In my experience, any big-ticket item purchase which undoubtedly the purchase of any digital product or service is, is, metaphorically speaking, akin to ordering a bespoke suit.
No-one would (or should) ask a tailor to sew a suit without being measured themselves or offering any vital supporting information. Nor would they simply offer a photo of a similarly sized individual and say, “We’ll have whatever they (our competitors or organisations of a similar size) have”.
They simply cannot assume that a recent digital investment made by competitors or partners will be appropriate for them. The easy off the shelf approach won’t work here.
Unbelievably, this is something I have witnessed.
A CEO, when presented with a competitor’s updated digital service proposition panicked and immediately dismissed what had worked well for them previously.
When questioned about the requirements and expected outcomes from this ultimately unnecessary digital services upgrade, the leadership team, befuddled from recently acquired perceived laggard panic syndrome, simply provided their competitors website as the job , and said, “we need at least this”.
Without understanding the reasons behind any pending digital purchase, there remains a strong possibility that the end product will not only be unsatisfactory but also not fit for purpose.
Yes, companies need to remain agile, especially where technology has the capacity to enhance both the customer buying experience and an organisations reputation.
However, to change without knowing what , when , how and why, is where traditional business investment rationale and basic due diligence simply flies out of the window.
The words “ digital” and to a lesser extent “technology”, still seem to cause panic within organisations. The kudos associated with being an early adopter is highly valued, but at what long term cost?
The requirements, capabilities and infrastructure for any organisation looking to “go digital” will obviously differ. Therefore, organisations will need to ask themselves what “going digital” actually means for them, other than being the purchaser of an expensive shiny new soundbite.
The CCgroup report on “How to influence retail technology buyers” highlights the value of influencers at different stages of the digital buying process.

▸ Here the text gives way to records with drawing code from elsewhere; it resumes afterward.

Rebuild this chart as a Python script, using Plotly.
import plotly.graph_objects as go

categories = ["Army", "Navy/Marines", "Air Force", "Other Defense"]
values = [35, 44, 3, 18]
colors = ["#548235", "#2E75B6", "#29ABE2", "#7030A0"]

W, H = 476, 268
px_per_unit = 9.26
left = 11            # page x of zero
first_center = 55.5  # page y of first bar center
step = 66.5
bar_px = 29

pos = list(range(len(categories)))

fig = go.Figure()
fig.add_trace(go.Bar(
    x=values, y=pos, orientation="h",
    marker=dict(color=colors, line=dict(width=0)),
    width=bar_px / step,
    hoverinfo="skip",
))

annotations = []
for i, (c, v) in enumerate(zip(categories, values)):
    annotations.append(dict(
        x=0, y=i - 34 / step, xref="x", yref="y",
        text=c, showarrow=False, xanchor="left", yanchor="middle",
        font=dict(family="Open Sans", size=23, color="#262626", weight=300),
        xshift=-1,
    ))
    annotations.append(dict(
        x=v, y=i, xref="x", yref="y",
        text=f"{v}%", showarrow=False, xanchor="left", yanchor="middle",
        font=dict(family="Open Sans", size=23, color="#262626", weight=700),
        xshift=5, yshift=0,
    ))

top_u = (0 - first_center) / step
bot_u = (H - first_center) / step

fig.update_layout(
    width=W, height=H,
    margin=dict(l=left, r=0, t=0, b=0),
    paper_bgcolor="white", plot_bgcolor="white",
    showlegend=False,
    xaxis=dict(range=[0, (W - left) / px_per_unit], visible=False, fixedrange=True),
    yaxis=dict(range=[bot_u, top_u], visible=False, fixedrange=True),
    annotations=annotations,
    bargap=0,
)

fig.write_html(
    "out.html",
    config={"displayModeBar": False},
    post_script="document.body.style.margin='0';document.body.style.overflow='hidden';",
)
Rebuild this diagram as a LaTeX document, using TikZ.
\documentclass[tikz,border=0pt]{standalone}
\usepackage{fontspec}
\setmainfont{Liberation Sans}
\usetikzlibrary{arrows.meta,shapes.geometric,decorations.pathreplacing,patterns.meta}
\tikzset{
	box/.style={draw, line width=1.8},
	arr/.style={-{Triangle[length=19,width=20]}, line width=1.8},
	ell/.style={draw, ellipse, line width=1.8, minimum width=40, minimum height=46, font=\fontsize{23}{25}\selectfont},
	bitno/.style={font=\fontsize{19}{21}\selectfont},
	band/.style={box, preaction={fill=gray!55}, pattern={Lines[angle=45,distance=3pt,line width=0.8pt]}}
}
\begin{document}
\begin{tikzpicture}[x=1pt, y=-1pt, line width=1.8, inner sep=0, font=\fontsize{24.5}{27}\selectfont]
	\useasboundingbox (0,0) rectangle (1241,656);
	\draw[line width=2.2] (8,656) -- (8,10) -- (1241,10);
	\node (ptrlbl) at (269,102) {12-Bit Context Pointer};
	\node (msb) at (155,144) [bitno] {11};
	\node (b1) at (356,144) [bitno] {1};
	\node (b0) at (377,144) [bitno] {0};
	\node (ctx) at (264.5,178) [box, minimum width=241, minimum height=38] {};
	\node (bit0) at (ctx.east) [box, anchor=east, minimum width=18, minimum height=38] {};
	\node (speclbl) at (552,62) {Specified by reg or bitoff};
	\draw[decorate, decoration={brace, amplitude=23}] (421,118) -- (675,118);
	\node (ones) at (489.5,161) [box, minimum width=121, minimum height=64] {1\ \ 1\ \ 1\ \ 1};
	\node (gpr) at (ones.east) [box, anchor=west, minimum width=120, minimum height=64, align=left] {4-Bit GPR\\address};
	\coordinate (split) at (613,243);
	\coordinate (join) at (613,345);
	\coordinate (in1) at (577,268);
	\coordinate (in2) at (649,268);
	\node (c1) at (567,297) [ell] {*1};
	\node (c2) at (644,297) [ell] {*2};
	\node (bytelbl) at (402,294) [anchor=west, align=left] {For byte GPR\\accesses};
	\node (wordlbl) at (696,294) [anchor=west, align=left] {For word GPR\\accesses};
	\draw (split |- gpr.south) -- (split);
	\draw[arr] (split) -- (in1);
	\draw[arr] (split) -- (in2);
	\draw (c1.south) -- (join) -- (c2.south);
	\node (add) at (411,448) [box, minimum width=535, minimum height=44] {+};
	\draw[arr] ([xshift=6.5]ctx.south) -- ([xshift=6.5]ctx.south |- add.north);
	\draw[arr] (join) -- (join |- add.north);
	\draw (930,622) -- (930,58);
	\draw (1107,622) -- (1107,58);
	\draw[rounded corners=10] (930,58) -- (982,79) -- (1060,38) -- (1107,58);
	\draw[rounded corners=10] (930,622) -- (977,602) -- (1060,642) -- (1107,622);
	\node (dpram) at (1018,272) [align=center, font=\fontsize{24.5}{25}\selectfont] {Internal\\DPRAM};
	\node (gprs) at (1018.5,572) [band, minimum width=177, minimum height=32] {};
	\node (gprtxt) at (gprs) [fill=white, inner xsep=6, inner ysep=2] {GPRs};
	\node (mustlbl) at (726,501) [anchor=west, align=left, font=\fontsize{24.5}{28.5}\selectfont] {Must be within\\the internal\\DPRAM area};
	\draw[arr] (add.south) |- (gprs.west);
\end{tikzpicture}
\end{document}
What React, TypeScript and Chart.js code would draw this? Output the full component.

The data-based results further provide a route map for organisations keen to avoid making a hasty poor purchase.
Therefore, in the first instance, a crude filtering of requirements and expected outcomes should provide a basic safety net against such a poor purchase. Also, with a strong idea of expected outcomes, streamlining vendors who are offering the organisations with the required digital capabilities, at a fair price, should be relatively painless and make panic buys a thing of the past.